ECONOMIA
Studio Fondazione Di Vittorio
Cgil: Italia maglia nera in Ue per salari ma si lavora di più
Se la nostra busta paga media annua ammonta a circa 30mila euro contro i 48mila dei Paesi Bassi, i 47mila del Belgio, gli oltre 42mila della Germania e i 39mila della Francia, lo stesso non si può dire per l'orario di lavoro, tra i più alti di quelli presi in esame
Un gap di reddito che arriva al 71,8% in caso di monogenitore con due figli. Non solo: i dati mostrano come il maggior cuneo fiscale, cioè la differenza tra lo stipendio lordo versato dal datore di lavoro e quanto riceve effettivamente il lavoratore in busta paga, sia stata pari al 39,2% proprio per la coppia monoreddito con due figli.
L'Italia inoltre è l'unico tra i sei Paesi dell'Eurozona che non ha ancora recuperato il livello salariale pre-crisi (2007). Ma la diversità negativa per i salari italiani, spiega ancora la Cgil, "non è attribuibile all'orario di lavoro che risulta fra i più alti di quelli presi in esame", quanto piuttosto ad un mercato del lavoro che vede "un addensamento maggiore dell'occupazione nelle qualifiche medio-basse" e in un aumento "della precarietà come attesta la crescita dei contratti a tempo determinato discontinuo e l'utilizzo di un part time involontario".

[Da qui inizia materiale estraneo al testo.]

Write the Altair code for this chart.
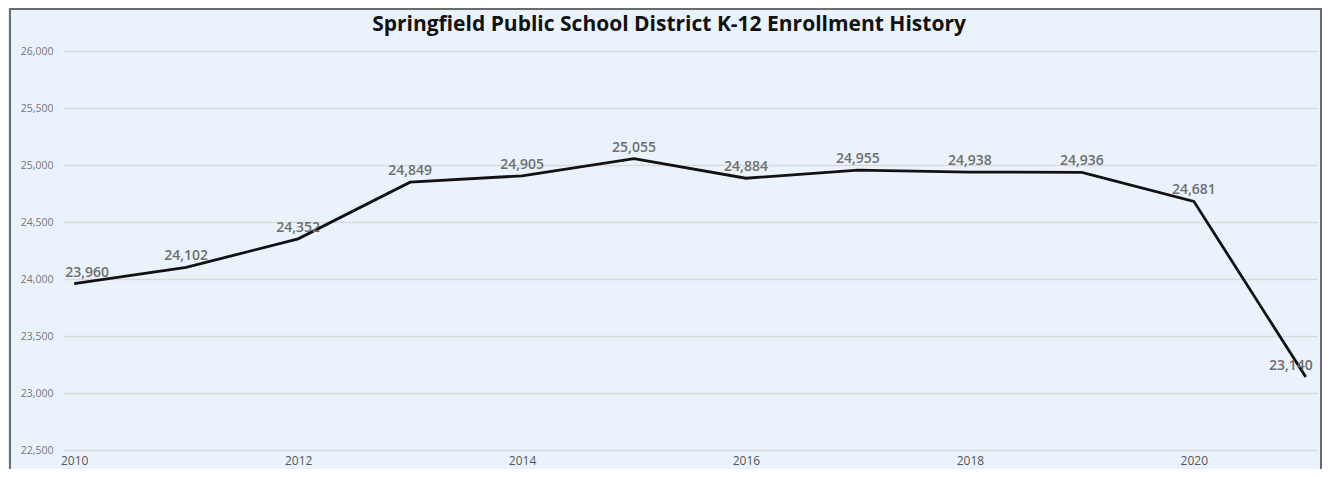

Serve aumento salari, rinnovo contratti e riforma fiscale
E' necessario un "riequilibrio" dei salari italiani non solo per dare una risposta concreta ai problemi delle persone "ma anche come elemento essenziale della competitività futura del Paese". Un recupero che passa da un intervento sulla quantità e qualità dell'occupazione; dai rinnovi contrattuali da troppo tempo bloccati e da una riforma fiscale che recuperi risorse per le retribuzioni. Sono queste per la Cgil le leve da azionare in contemporanea per ridare fiducia ad un paese in grave difficoltà collegandole, come spiega il rapporto della Fondazione Di Vittorio, "all'utilizzo degli investimenti con l'accesso ai fondi europei, alla trasformazione del nostro modello produttivo e alle necessarie risorse per far ripartire i consumi".
Il divario negativo dell'Italia su sviluppo e produttività,infatti, annota ancora il Rapporto, "non è riconducibile né alla quantità di ore lavorate né alle retribuzioni". Il problema invece sta tutto "nelle scelte di anni volte a recuperare competitività di costo attraverso moderazione salariale, che producono bassa crescita, ristagno della base produttiva e dell'occupazione" e in "politiche di governi e parte delle imprese che hanno disincentivato investimenti, determinato scarsa innovazione e inciso negativamente sulla domanda aggregata tramite minori consumi". Nei fatti, conclude la Cgil, "la scarsa crescita delle retribuzioni di questi anni, è stata uno degli effetti ma anche causa, della stagnazione italiana".